DATA ▸
>> START

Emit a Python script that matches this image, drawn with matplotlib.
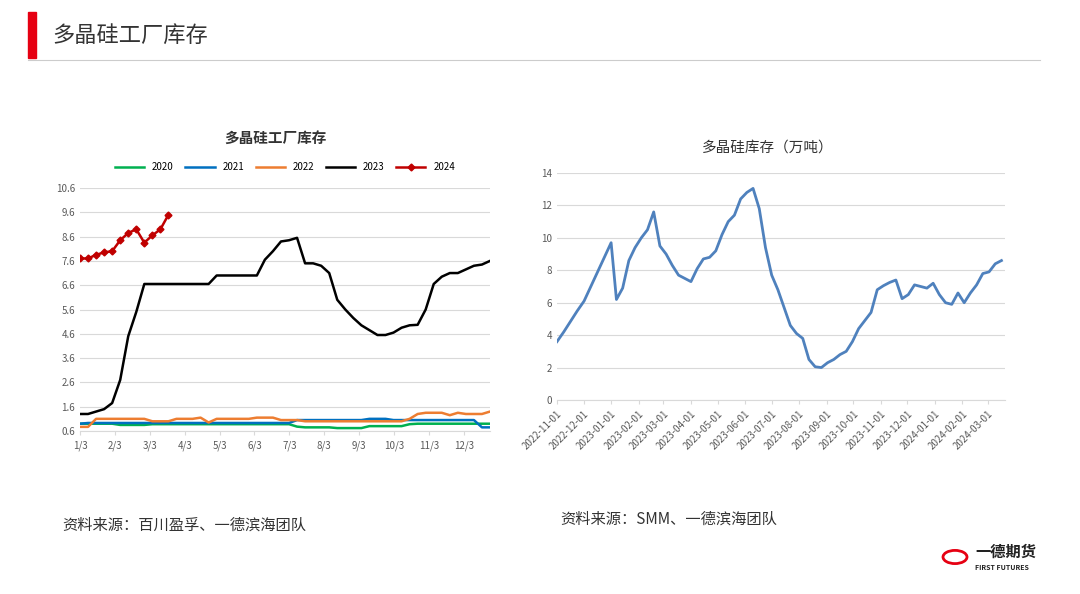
import numpy as np
import pandas as pd
import matplotlib.pyplot as plt
import matplotlib.dates as mdates
from matplotlib.patches import Rectangle, Circle

plt.rcParams['font.family'] = ['Noto Sans CJK SC']

# ---- left chart: weekly factory inventory by year ----
inv_2020 = [0.9]*5 + [0.85]*4 + [0.88]*18 + [0.78] + [0.75]*4 + [0.72]*4 + [0.8]*5 + [0.88] + [0.9]*10
inv_2021 = [0.9] + [0.93]*26 + [1.05]*9 + [1.1]*3 + [1.05]*11 + [0.75]*2
inv_2022 = ([0.77, 0.77] + [1.1]*7 + [1.0]*3 + [1.1]*3 + [1.15, 0.95] + [1.1]*5 + [1.15]*3
            + [1.05]*3 + [1.0]*13 + [1.1, 1.3, 1.35, 1.35, 1.35, 1.25, 1.35, 1.3, 1.3, 1.3, 1.4])
inv_2023 = ([1.3, 1.3, 1.4, 1.5, 1.75, 2.7, 4.5, 5.5] + [6.65]*9 + [7.0]*6
            + [7.65, 8.0, 8.4, 8.45, 8.55, 7.5, 7.5, 7.4, 7.1, 6.0, 5.6, 5.25, 4.95, 4.75,
               4.55, 4.55, 4.65, 4.85, 4.95, 4.97, 5.6, 6.65, 6.95, 7.1, 7.1, 7.25, 7.4, 7.45, 7.6])
inv_2024 = [7.7, 7.7, 7.85, 7.95, 8.0, 8.45, 8.75, 8.9, 8.35, 8.65, 8.9, 9.5]
month_labels = ['1/3', '2/3', '3/3', '4/3', '5/3', '6/3', '7/3', '8/3', '9/3', '10/3', '11/3', '12/3']

# ---- right chart: SMM inventory (10k t) ----
smm_head = [3.6, 4.2, 4.85, 5.5, 6.1, 7.0, 7.9, 8.8, 9.7]
smm_weekly = [6.2, 6.9, 8.6, 9.4, 10.0, 10.5, 11.6, 9.5, 9.0, 8.3, 7.7, 7.5, 7.3, 8.1, 8.7,
              8.8, 9.2, 10.2, 11.0, 11.4, 12.4, 12.8, 13.05, 11.8, 9.4, 7.7, 6.8, 5.7, 4.6,
              4.1, 3.8, 2.5, 2.05, 2.0, 2.3, 2.5, 2.8, 3.0, 3.6, 4.4, 4.9, 5.4, 6.8, 7.05,
              7.25, 7.4, 6.25, 6.5, 7.1, 7.0, 6.9, 7.2, 6.5, 6.0, 5.9, 6.6, 6.0, 6.6, 7.1,
              7.8, 7.9, 8.4, 8.6]

smm_dates = list(pd.date_range('2022-11-01', '2023-01-01', periods=len(smm_head))) + \
    list(pd.date_range('2023-01-07', periods=len(smm_weekly), freq='7D'))
smm_vals = smm_head + smm_weekly

fig = plt.figure(figsize=(10.8, 5.94), dpi=100)
fig.patch.set_facecolor('white')

# header
fig.add_artist(Rectangle((28/1080, 1-58/594), 8/1080, 46/594, color='#e60012', transform=fig.transFigure))
fig.text(52/1080, 1-35/594, '多晶硅工厂库存', fontsize=16, va='center', color='#333333')
fig.add_artist(plt.Line2D([28/1080, 1040/1080], [1-60/594]*2, color='#cccccc', lw=0.8))

# left chart
ax1 = fig.add_axes([80/1080, 1-431/594, 410/1080, 243/594])
for vals, c, name in [(inv_2020, '#00b050', '2020'), (inv_2021, '#0070c0', '2021'),
                      (inv_2022, '#ed7d31', '2022'), (inv_2023, 'black', '2023')]:
    ax1.plot(np.arange(len(vals)), vals, color=c, lw=1.8, label=name)
ax1.plot(np.arange(len(inv_2024)), inv_2024, color='#c00000', lw=1.8, marker='D', ms=3.5, label='2024')
ax1.set_ylim(0.6, 10.6)
ax1.set_yticks(np.arange(0.6, 10.7, 1.0))
ax1.set_xlim(0, 51)
ax1.set_xticks(np.arange(12) * 51 / 11.75)
ax1.set_xticklabels(month_labels)
ax1.grid(axis='y', color='#d9d9d9', lw=0.8)
for s in ['top', 'right', 'left']:
    ax1.spines[s].set_visible(False)
ax1.spines['bottom'].set_color('#d9d9d9')
ax1.tick_params(length=0, labelsize=7, colors='#595959')
ax1.tick_params(axis='x', length=3, color='#d9d9d9')
ax1.legend(loc='lower center', bbox_to_anchor=(0.5, 1.03), ncol=5, frameon=False, fontsize=7,
           handlelength=3, columnspacing=1.2)
fig.text(275/1080, 1-138/594, '多晶硅工厂库存', fontsize=10.5, fontweight='bold', ha='center', va='center', color='#333333')

# right chart
ax2 = fig.add_axes([557/1080, 1-400/594, 448/1080, 227/594])
ax2.plot(smm_dates, smm_vals, color='#4f81bd', lw=2)
ax2.set_ylim(0, 14)
ax2.set_yticks(range(0, 15, 2))
ax2.set_xlim(pd.Timestamp('2022-11-01'), pd.Timestamp('2024-03-20'))
ax2.xaxis.set_major_locator(mdates.MonthLocator())
ax2.xaxis.set_major_formatter(mdates.DateFormatter('%Y-%m-%d'))
plt.setp(ax2.get_xticklabels(), rotation=45, ha='right', rotation_mode='anchor')
ax2.grid(axis='y', color='#d9d9d9', lw=0.8)
for s in ['top', 'right', 'left']:
    ax2.spines[s].set_visible(False)
ax2.spines['bottom'].set_color('#d9d9d9')
ax2.tick_params(length=0, labelsize=7, colors='#595959')
ax2.tick_params(axis='x', length=3, color='#d9d9d9')
fig.text(768/1080, 1-148/594, '多晶硅库存（万吨）', fontsize=10.5, ha='center', va='center', color='#333333')

# sources
fig.text(62/1080, 1-525/594, '资料来源：百川盈孚、一德滨海团队', fontsize=11, va='center', color='#333333')
fig.text(560/1080, 1-519/594, '资料来源：SMM、一德滨海团队', fontsize=11, va='center', color='#333333')

# logo
fig.add_artist(Circle((955/1080, 1-557/594), 12/1080, transform=fig.transFigure,
                      facecolor='none', edgecolor='#e60012', lw=2))
fig.text(975/1080, 1-552/594, '一德期货', fontsize=11, fontweight='bold', va='center', color='#222222')
fig.text(975/1080, 1-568/594, 'FIRST FUTURES', fontsize=5, fontweight='bold', va='center', color='#222222')

fig.savefig('out.png', dpi=100)
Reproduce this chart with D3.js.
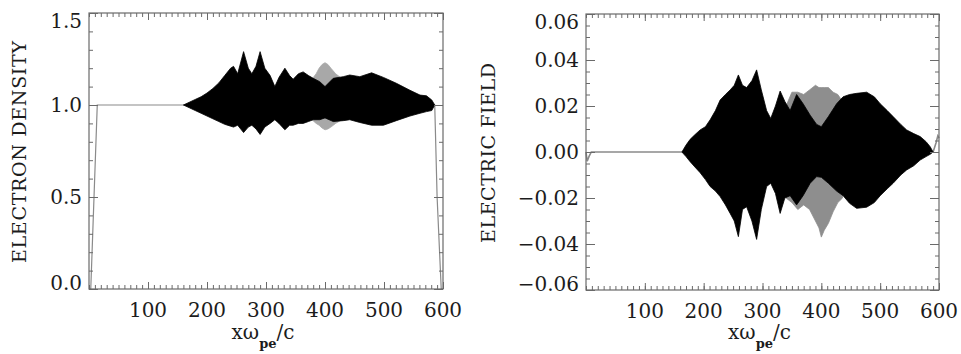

>> END

GIVEN TASK ▸ Transcribe all the records above word for word, without their images.

TASK ANSWER ▸
Emit a Python script that matches this image, drawn with matplotlib.
import numpy as np
import pandas as pd
import matplotlib.pyplot as plt
import matplotlib.dates as mdates
from matplotlib.patches import Rectangle, Circle

plt.rcParams['font.family'] = ['Noto Sans CJK SC']

# ---- left chart: weekly factory inventory by year ----
inv_2020 = [0.9]*5 + [0.85]*4 + [0.88]*18 + [0.78] + [0.75]*4 + [0.72]*4 + [0.8]*5 + [0.88] + [0.9]*10
inv_2021 = [0.9] + [0.93]*26 + [1.05]*9 + [1.1]*3 + [1.05]*11 + [0.75]*2
inv_2022 = ([0.77, 0.77] + [1.1]*7 + [1.0]*3 + [1.1]*3 + [1.15, 0.95] + [1.1]*5 + [1.15]*3
            + [1.05]*3 + [1.0]*13 + [1.1, 1.3, 1.35, 1.35, 1.35, 1.25, 1.35, 1.3, 1.3, 1.3, 1.4])
inv_2023 = ([1.3, 1.3, 1.4, 1.5, 1.75, 2.7, 4.5, 5.5] + [6.65]*9 + [7.0]*6
            + [7.65, 8.0, 8.4, 8.45, 8.55, 7.5, 7.5, 7.4, 7.1, 6.0, 5.6, 5.25, 4.95, 4.75,
               4.55, 4.55, 4.65, 4.85, 4.95, 4.97, 5.6, 6.65, 6.95, 7.1, 7.1, 7.25, 7.4, 7.45, 7.6])
inv_2024 = [7.7, 7.7, 7.85, 7.95, 8.0, 8.45, 8.75, 8.9, 8.35, 8.65, 8.9, 9.5]
month_labels = ['1/3', '2/3', '3/3', '4/3', '5/3', '6/3', '7/3', '8/3', '9/3', '10/3', '11/3', '12/3']

# ---- right chart: SMM inventory (10k t) ----
smm_head = [3.6, 4.2, 4.85, 5.5, 6.1, 7.0, 7.9, 8.8, 9.7]
smm_weekly = [6.2, 6.9, 8.6, 9.4, 10.0, 10.5, 11.6, 9.5, 9.0, 8.3, 7.7, 7.5, 7.3, 8.1, 8.7,
              8.8, 9.2, 10.2, 11.0, 11.4, 12.4, 12.8, 13.05, 11.8, 9.4, 7.7, 6.8, 5.7, 4.6,
              4.1, 3.8, 2.5, 2.05, 2.0, 2.3, 2.5, 2.8, 3.0, 3.6, 4.4, 4.9, 5.4, 6.8, 7.05,
              7.25, 7.4, 6.25, 6.5, 7.1, 7.0, 6.9, 7.2, 6.5, 6.0, 5.9, 6.6, 6.0, 6.6, 7.1,
              7.8, 7.9, 8.4, 8.6]

smm_dates = list(pd.date_range('2022-11-01', '2023-01-01', periods=len(smm_head))) + \
    list(pd.date_range('2023-01-07', periods=len(smm_weekly), freq='7D'))
smm_vals = smm_head + smm_weekly

fig = plt.figure(figsize=(10.8, 5.94), dpi=100)
fig.patch.set_facecolor('white')

# header
fig.add_artist(Rectangle((28/1080, 1-58/594), 8/1080, 46/594, color='#e60012', transform=fig.transFigure))
fig.text(52/1080, 1-35/594, '多晶硅工厂库存', fontsize=16, va='center', color='#333333')
fig.add_artist(plt.Line2D([28/1080, 1040/1080], [1-60/594]*2, color='#cccccc', lw=0.8))

# left chart
ax1 = fig.add_axes([80/1080, 1-431/594, 410/1080, 243/594])
for vals, c, name in [(inv_2020, '#00b050', '2020'), (inv_2021, '#0070c0', '2021'),
                      (inv_2022, '#ed7d31', '2022'), (inv_2023, 'black', '2023')]:
    ax1.plot(np.arange(len(vals)), vals, color=c, lw=1.8, label=name)
ax1.plot(np.arange(len(inv_2024)), inv_2024, color='#c00000', lw=1.8, marker='D', ms=3.5, label='2024')
ax1.set_ylim(0.6, 10.6)
ax1.set_yticks(np.arange(0.6, 10.7, 1.0))
ax1.set_xlim(0, 51)
ax1.set_xticks(np.arange(12) * 51 / 11.75)
ax1.set_xticklabels(month_labels)
ax1.grid(axis='y', color='#d9d9d9', lw=0.8)
for s in ['top', 'right', 'left']:
    ax1.spines[s].set_visible(False)
ax1.spines['bottom'].set_color('#d9d9d9')
ax1.tick_params(length=0, labelsize=7, colors='#595959')
ax1.tick_params(axis='x', length=3, color='#d9d9d9')
ax1.legend(loc='lower center', bbox_to_anchor=(0.5, 1.03), ncol=5, frameon=False, fontsize=7,
           handlelength=3, columnspacing=1.2)
fig.text(275/1080, 1-138/594, '多晶硅工厂库存', fontsize=10.5, fontweight='bold', ha='center', va='center', color='#333333')

# right chart
ax2 = fig.add_axes([557/1080, 1-400/594, 448/1080, 227/594])
ax2.plot(smm_dates, smm_vals, color='#4f81bd', lw=2)
ax2.set_ylim(0, 14)
ax2.set_yticks(range(0, 15, 2))
ax2.set_xlim(pd.Timestamp('2022-11-01'), pd.Timestamp('2024-03-20'))
ax2.xaxis.set_major_locator(mdates.MonthLocator())
ax2.xaxis.set_major_formatter(mdates.DateFormatter('%Y-%m-%d'))
plt.setp(ax2.get_xticklabels(), rotation=45, ha='right', rotation_mode='anchor')
ax2.grid(axis='y', color='#d9d9d9', lw=0.8)
for s in ['top', 'right', 'left']:
    ax2.spines[s].set_visible(False)
ax2.spines['bottom'].set_color('#d9d9d9')
ax2.tick_params(length=0, labelsize=7, colors='#595959')
ax2.tick_params(axis='x', length=3, color='#d9d9d9')
fig.text(768/1080, 1-148/594, '多晶硅库存（万吨）', fontsize=10.5, ha='center', va='center', color='#333333')

# sources
fig.text(62/1080, 1-525/594, '资料来源：百川盈孚、一德滨海团队', fontsize=11, va='center', color='#333333')
fig.text(560/1080, 1-519/594, '资料来源：SMM、一德滨海团队', fontsize=11, va='center', color='#333333')

# logo
fig.add_artist(Circle((955/1080, 1-557/594), 12/1080, transform=fig.transFigure,
                      facecolor='none', edgecolor='#e60012', lw=2))
fig.text(975/1080, 1-552/594, '一德期货', fontsize=11, fontweight='bold', va='center', color='#222222')
fig.text(975/1080, 1-568/594, 'FIRST FUTURES', fontsize=5, fontweight='bold', va='center', color='#222222')

fig.savefig('out.png', dpi=100)
Reproduce this chart with D3.js.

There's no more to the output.